McCormick, an equity partner at Fasken, was required by the terms of a partnership agreement to retire at the end of his 65th year.

Having been in Fasken’s Vancouver office for 41 years, McCormick decided he was unwilling to quietly go out to pasture.

The first issue at hand was to establish if the HRT in fact had jurisdiction over McCormick’s complaint.

Under Section 13 of the Human Rights Code, one cannot discriminate employment based on age; however in order for these restrictions to be applied, one must be in an employee/employer relationship.

However, Fasken viewed McCormick as a partner, not an employee, and therefore the constraints of the code and the HRT’s jurisdiction over the case was void.

Alison Narod, a labour and employment lawyer and partner at Farris, Vaughan, Wills & Murphy, said, “Under the Human Rights Code, there is a definition of employment and it is quasi-constitutional legislation. It’s not the constitution act itself but in a sense it trumps ordinary legislation, and courts and tribunals have interpreted its benefit and remedies quite broadly and been generous and flexible with their rulings.”

The tribunal issued its decision on the matter in December of last year and decided that for its purposes McCormick was an employee and therefore it had jurisdiction over his complaint.

When the case came before the Supreme Court, where it was ultimately upheld, Justice Catherine Bruce found that the way Fasken had structured itself was determinative. The amount of control and decision-making that the partners had given to a small group of managing partners over their working conditions made them effectively in an employment relationship.

The HRT is set to decide on the merits of the age-discrimination case in the fall; however Fasken has taken their argument to the BC Court of Appeals. That case will also be heard in the fall.

Narod said this decision might have far-reaching effects.

“If you give power and control over your working conditions to others in the partnership and they essentially act as a manager, you can put yourself in a position where you are an employee and that other person may be seen as acting on behalf of the partnership as a whole. And once a partnership is brought under the code, it exposes them to other discrimination liabilities: race, disability, gender,” said Narod.

Warren Smith, managing director of the Counsel Network of BC, a legal recruiting firm, says many local firms are watching McCormick’s case closely.

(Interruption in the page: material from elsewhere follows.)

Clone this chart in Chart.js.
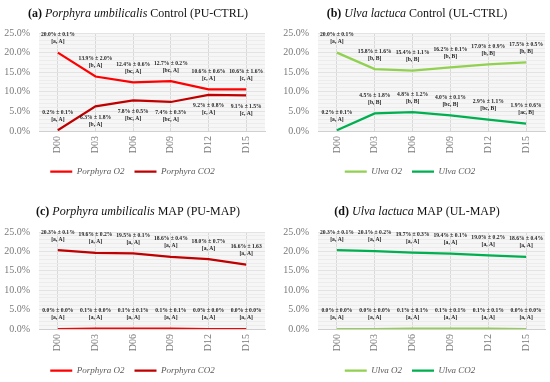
<!DOCTYPE html>
<html>
<head>
<meta charset="utf-8">
<script src="https://cdn.jsdelivr.net/npm/chart.js@4.4.1/dist/chart.umd.min.js"></script>
<style>
  html, body { margin: 0; padding: 0; background: #fff; overflow: hidden; }
  #wrap { position: relative; width: 550px; height: 382px; overflow: hidden; }
  canvas { position: absolute; }
</style>
</head>
<body>
<div id="wrap">
  <canvas id="pa" width="275" height="191" style="left:0;top:0"></canvas>
  <canvas id="pb" width="275" height="191" style="left:275px;top:0"></canvas>
  <canvas id="pc" width="275" height="194" style="left:0;top:191px"></canvas>
  <canvas id="pd" width="275" height="194" style="left:275px;top:191px"></canvas>
</div>
<script>
const days = ['D00', 'D03', 'D06', 'D09', 'D12', 'D15'];

// (a) Porphyra control
const puCtrlO2 = [20.0, 13.9, 12.4, 12.7, 10.6, 10.6];
const puCtrlO2Text = ['20.0% ± 0.1%', '13.9% ± 2.0%', '12.4% ± 0.6%', '12.7% ± 0.2%', '10.6% ± 0.6%', '10.6% ± 1.6%'];
const puCtrlO2Group = ['[a, A]', '[b, A]', '[bc, A]', '[bc, A]', '[c, A]', '[c, A]'];
const puCtrlCO2 = [0.2, 6.3, 7.8, 7.4, 9.2, 9.1];
const puCtrlCO2Text = ['0.2% ± 0.1%', '6.3% ± 1.8%', '7.8% ± 0.5%', '7.4% ± 0.3%', '9.2% ± 0.8%', '9.1% ± 1.5%'];
const puCtrlCO2Group = ['[a, A]', '[b, A]', '[bc, A]', '[bc, A]', '[c, A]', '[c, A]'];

// (b) Ulva control
const ulCtrlO2 = [20.0, 15.8, 15.4, 16.2, 17.0, 17.5];
const ulCtrlO2Text = ['20.0% ± 0.1%', '15.8% ± 1.6%', '15.4% ± 1.1%', '16.2% ± 0.1%', '17.0% ± 0.9%', '17.5% ± 0.5%'];
const ulCtrlO2Group = ['[a, A]', '[b, B]', '[b, B]', '[b, B]', '[b, B]', '[b, B]'];
const ulCtrlCO2 = [0.2, 4.5, 4.8, 4.0, 2.9, 1.9];
const ulCtrlCO2Text = ['0.2% ± 0.1%', '4.5% ± 1.8%', '4.8% ± 1.2%', '4.0% ± 0.1%', '2.9% ± 1.1%', '1.9% ± 0.6%'];
const ulCtrlCO2Group = ['[a, A]', '[b, B]', '[b, B]', '[bc, B]', '[bc, B]', '[ac, B]'];

// (c) Porphyra MAP
const puMapO2 = [0.0, 0.1, 0.1, 0.1, 0.0, 0.0];
const puMapO2Text = ['0.0% ± 0.0%', '0.1% ± 0.0%', '0.1% ± 0.1%', '0.1% ± 0.1%', '0.0% ± 0.0%', '0.0% ± 0.0%'];
const puMapO2Group = ['[a, A]', '[a, A]', '[a, A]', '[a, A]', '[a, A]', '[a, A]'];
const puMapCO2 = [20.3, 19.6, 19.5, 18.6, 18.0, 16.6];
const puMapCO2Text = ['20.3% ± 0.1%', '19.6% ± 0.2%', '19.5% ± 0.1%', '18.6% ± 0.4%', '18.0% ± 0.7%', '16.6% ± 1.63'];
const puMapCO2Group = ['[a, A]', '[a, A]', '[a, A]', '[a, A]', '[a, A]', '[a, A]'];

// (d) Ulva MAP
const ulMapO2 = [0.0, 0.0, 0.1, 0.1, 0.1, 0.0];
const ulMapO2Text = ['0.0% ± 0.0%', '0.0% ± 0.0%', '0.1% ± 0.1%', '0.1% ± 0.1%', '0.1% ± 0.1%', '0.0% ± 0.0%'];
const ulMapO2Group = ['[a, A]', '[a, A]', '[a, A]', '[a, A]', '[a, A]', '[a, A]'];
const ulMapCO2 = [20.3, 20.1, 19.7, 19.4, 19.0, 18.6];
const ulMapCO2Text = ['20.3% ± 0.1%', '20.1% ± 0.2%', '19.7% ± 0.3%', '19.4% ± 0.1%', '19.0% ± 0.2%', '18.6% ± 0.4%'];
const ulMapCO2Group = ['[a, A]', '[a, A]', '[a, A]', '[a, A]', '[a, A]', '[a, A]'];

const yTicks = [0, 5, 10, 15, 20, 25];

const SERIF = '"Liberation Serif", "DejaVu Serif", serif';
const RED = '#ff0000', DARKRED = '#c00000';
const LIGHTGREEN = '#92d050', GREEN = '#00b050';

// grey plot background
const plotBg = {
  id: 'plotBg',
  beforeDraw(chart) {
    const a = chart.chartArea;
    chart.ctx.save();
    chart.ctx.fillStyle = '#f6f6f6';
    chart.ctx.fillRect(a.left, a.top, a.right - a.left, a.bottom - a.top);
    chart.ctx.restore();
  }
};

// "mean ± sd" and group letters next to each point
const pointLabels = {
  id: 'pointLabels',
  afterDatasetsDraw(chart) {
    const ctx = chart.ctx;
    ctx.save();
    ctx.font = 'bold 5.6px ' + SERIF;
    ctx.fillStyle = '#1e1e1e';
    ctx.textAlign = 'center';
    ctx.textBaseline = 'middle';
    chart.data.datasets.forEach((ds, di) => {
      const meta = chart.getDatasetMeta(di);
      meta.data.forEach((pt, i) => {
        const below = ds.labelBelow && ds.labelBelow[i];
        const y1 = below ? pt.y + 11 : pt.y - 18;
        ctx.fillText(ds.labelText[i], pt.x, y1);
        ctx.fillText(ds.labelGroup[i], pt.x, y1 + 7);
      });
    });
    ctx.restore();
  }
};

// title with bold letter, italic species name
const mixedTitle = {
  id: 'mixedTitle',
  afterDraw(chart, args, opts) {
    const ctx = chart.ctx;
    const fonts = {
      b: 'bold 12px ' + SERIF,
      i: 'italic 12px ' + SERIF,
      n: '12px ' + SERIF
    };
    ctx.save();
    ctx.fillStyle = '#111';
    ctx.textBaseline = 'middle';
    ctx.textAlign = 'left';
    let total = 0;
    opts.parts.forEach(p => { ctx.font = fonts[p[0]]; total += ctx.measureText(p[1]).width; });
    let x = opts.x - total / 2;
    opts.parts.forEach(p => {
      ctx.font = fonts[p[0]];
      ctx.fillText(p[1], x, opts.y);
      x += ctx.measureText(p[1]).width;
    });
    ctx.restore();
  }
};

function makePanel(id, cfg) {
  const ctx = document.getElementById(id).getContext('2d');
  return new Chart(ctx, {
    type: 'line',
    data: {
      labels: days,
      datasets: cfg.series.map(s => ({
        label: s.name,
        data: s.values,
        labelText: s.text,
        labelGroup: s.group,
        labelBelow: s.below,
        borderColor: s.color,
        backgroundColor: s.color,
        borderWidth: 2.25,
        pointRadius: 0,
        tension: 0,
        fill: false
      }))
    },
    options: {
      responsive: false,
      animation: false,
      layout: { padding: { top: cfg.top, left: 0, right: cfg.right, bottom: cfg.bottom } },
      plugins: {
        legend: {
          display: true,
          position: 'bottom',
          labels: {
            boxWidth: 22,
            boxHeight: 0,
            padding: 10,
            color: '#595959',
            font: { family: SERIF, size: 9, style: 'italic' }
          }
        },
        tooltip: { enabled: false },
        mixedTitle: { parts: cfg.title, x: cfg.titleX, y: cfg.titleY }
      },
      scales: {
        x: {
          offset: true,
          grid: { color: '#d9d9d9', drawTicks: false, offset: false },
          border: { color: '#d0d0d0' },
          ticks: {
            color: '#7a7a7a',
            minRotation: 90,
            maxRotation: 90,
            padding: 5,
            font: { family: SERIF, size: 10 }
          },
          afterFit(s) { s.height = cfg.xHeight; }
        },
        y: {
          min: 0,
          max: 25,
          grid: {
            drawTicks: false,
            color: c => (yTicks.includes(c.tick.value) ? '#e3e3e3' : '#ececec')
          },
          border: { display: false },
          ticks: {
            stepSize: 1,
            autoSkip: false,
            padding: 9,
            color: '#7a7a7a',
            font: { family: SERIF, size: 10 },
            callback: v => (yTicks.includes(v) ? v.toFixed(1) + '%' : '')
          },
          afterFit(s) { s.width = cfg.left; }
        }
      }
    },
    plugins: [plotBg, pointLabels, mixedTitle]
  });
}

const allAbove = [false, false, false, false, false, false];

makePanel('pa', {
  left: 39, right: 10, top: 33, bottom: 5, xHeight: 26, titleX: 138, titleY: 14,
  title: [['b', '(a)'], ['n', ' '], ['i', 'Porphyra umbilicalis'], ['n', ' Control (PU-CTRL)']],
  series: [
    { name: 'Porphyra O2', values: puCtrlO2, text: puCtrlO2Text, group: puCtrlO2Group, below: allAbove, color: RED },
    { name: 'Porphyra CO2', values: puCtrlCO2, text: puCtrlCO2Text, group: puCtrlCO2Group,
      below: [false, true, true, true, true, true], color: DARKRED }
  ]
});

makePanel('pb', {
  left: 43, right: 5, top: 33, bottom: 5, xHeight: 26, titleX: 142, titleY: 14,
  title: [['b', '(b)'], ['n', ' '], ['i', 'Ulva lactuca'], ['n', ' Control (UL-CTRL)']],
  series: [
    { name: 'Ulva O2', values: ulCtrlO2, text: ulCtrlO2Text, group: ulCtrlO2Group, below: allAbove, color: LIGHTGREEN },
    { name: 'Ulva CO2', values: ulCtrlCO2, text: ulCtrlCO2Text, group: ulCtrlCO2Group, below: allAbove, color: GREEN }
  ]
});

makePanel('pc', {
  left: 39, right: 10, top: 41, bottom: 0, xHeight: 27, titleX: 138, titleY: 21,
  title: [['b', '(c)'], ['n', ' '], ['i', 'Porphyra umbilicalis'], ['n', ' MAP (PU-MAP)']],
  series: [
    { name: 'Porphyra O2', values: puMapO2, text: puMapO2Text, group: puMapO2Group, below: allAbove, color: RED },
    { name: 'Porphyra CO2', values: puMapCO2, text: puMapCO2Text, group: puMapCO2Group, below: allAbove, color: DARKRED }
  ]
});

makePanel('pd', {
  left: 43, right: 5, top: 41, bottom: 0, xHeight: 27, titleX: 142, titleY: 21,
  title: [['b', '(d)'], ['n', ' '], ['i', 'Ulva lactuca'], ['n', ' MAP (UL-MAP)']],
  series: [
    { name: 'Ulva O2', values: ulMapO2, text: ulMapO2Text, group: ulMapO2Group, below: allAbove, color: LIGHTGREEN },
    { name: 'Ulva CO2', values: ulMapCO2, text: ulMapCO2Text, group: ulMapCO2Group, below: allAbove, color: GREEN }
  ]
});
</script>
</body>
</html>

He foresees the issue only growing bigger with the baby boom generation now coming close to retirement age.

However, Smith does not see mandatory retirement as a dead-end street for aging lawyers.

“As long as there are firms out there without these policies, as long as that lawyer is a value-add – whether they offer mentorship or practice or a unique skill or asset or clients – they will go somewhere. And there are firms out there who say, ‘We can take this talent and the market out there is a boon to us.’”

Smith believes that the biggest challenge for law firms if retirement policies are eliminated is a talent drain.

“If you have a situation where lawyers are allowed to practise in perpetuity, the younger partners, who are ultimately looking to spread their wings and build their practices, will walk out the door if they don’t think there is a future for them there,” said Smith.

“Its great to have all the resources, talent and experience that a senior partner brings to the table, but what if the unintended consequence of that person staying forever is your next bright star goes across the street to another firm?”

According to Smith, that happens in the market every day anyway because no firm has a perfect lock on the perfect succession plan and the perfect system.

He sees a solution in a growing trend he has seen in some firms.

“There are firms in this market today that create models or incentive systems that encourage partners to go about an active transition of their practice. And you can create a model that rewards a partner for successfully transferring their practice. The key is to turn it to the self-interest of the partner, not to set an arbitrary line in the sand and say this is when it must happen.”